Examine the material below. Gather every line in which the string "seaborn" appears.

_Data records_
# # # #

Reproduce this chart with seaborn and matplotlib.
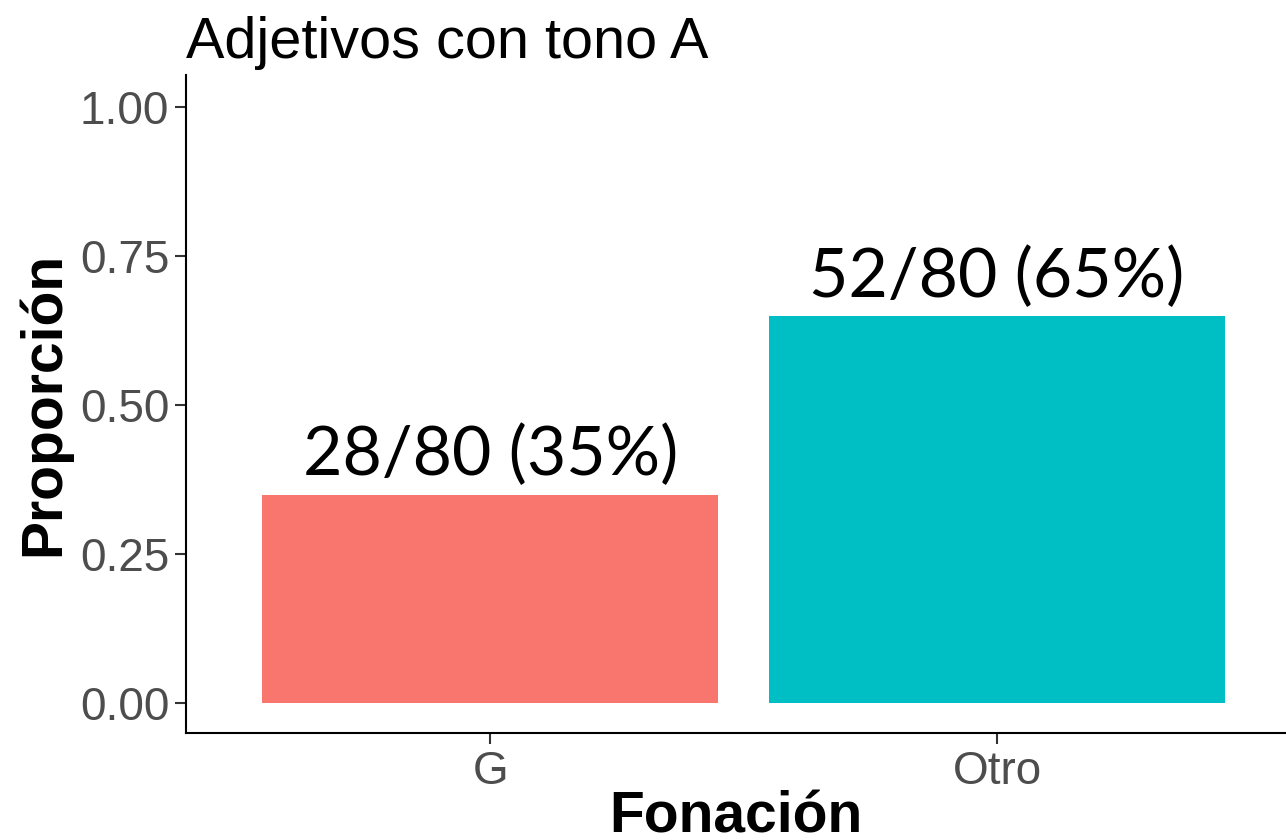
import matplotlib
matplotlib.use("Agg")
import matplotlib.pyplot as plt
import seaborn as sns
import pandas as pd

categories = ["G", "Otro"]
proportions = [0.35, 0.65]
labels = ["28/80 (35%)", "52/80 (65%)"]
colors = ["#F8766D", "#00BFC4"]
yticks = [0.00, 0.25, 0.50, 0.75, 1.00]

df = pd.DataFrame({"Fonación": categories, "Proporción": proportions})

sns.set_theme(style="white")
plt.rcParams['font.family'] = ['Liberation Sans', 'DejaVu Sans']

fig = plt.figure(figsize=(12.86, 8.4), dpi=100)
ax = fig.add_axes([186/1286, 1 - 733/840, 1 - 186/1286, (733 - 75)/840])

sns.barplot(data=df, x="Fonación", y="Proporción", hue="Fonación",
            palette=colors, width=0.9, saturation=1, legend=False, ax=ax)
for p in ax.patches:
    p.set_edgecolor("none")

for i, (v, t) in enumerate(zip(proportions, labels)):
    ax.text(i, v + 0.012, t, ha="center", va="bottom", fontsize=49,
            family=["Lato", "DejaVu Sans"], color="black")

ax.set_xlim(-0.6, 1.57)
ax.set_ylim(-0.05, 1.054)
ax.set_yticks(yticks)
ax.set_yticklabels([f"{t:.2f}" for t in yticks])
ax.tick_params(axis="both", labelsize=33, labelcolor="#4D4D4D", color="#333333",
               length=8, width=1.5, left=True, bottom=True, pad=4)
for s in ["top", "right"]:
    ax.spines[s].set_visible(False)
for s in ["left", "bottom"]:
    ax.spines[s].set_color("black")
    ax.spines[s].set_linewidth(1.5)

ax.set_xlabel("Fonación", fontsize=41, fontweight="bold", color="black", labelpad=-2)
ax.set_ylabel("Proporción", fontsize=41, fontweight="bold", color="black", labelpad=6)
ax.set_title("Adjetivos con tono A", fontsize=41.5, loc="left", x=0.0, pad=12, color="black")

fig.savefig("out.png", dpi=100)
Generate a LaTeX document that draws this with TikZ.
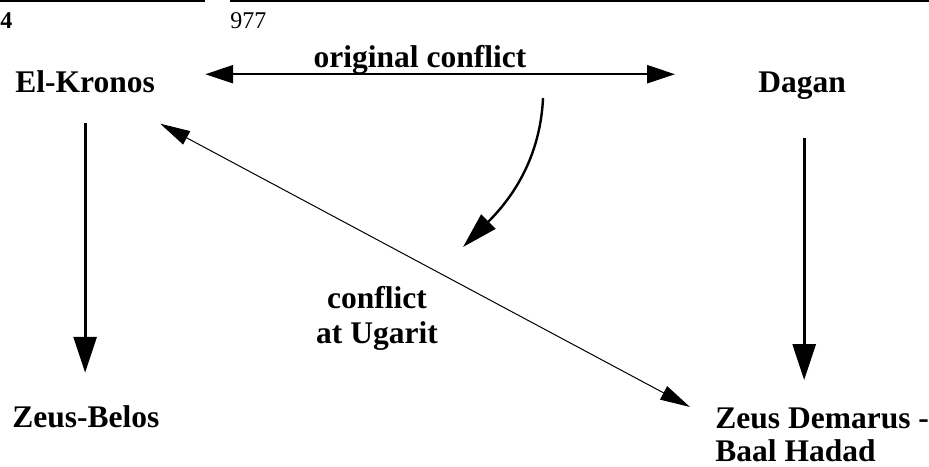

# # # #

_FULL RESPONSE_
Reproduce this chart with seaborn and matplotlib.
import seaborn as sns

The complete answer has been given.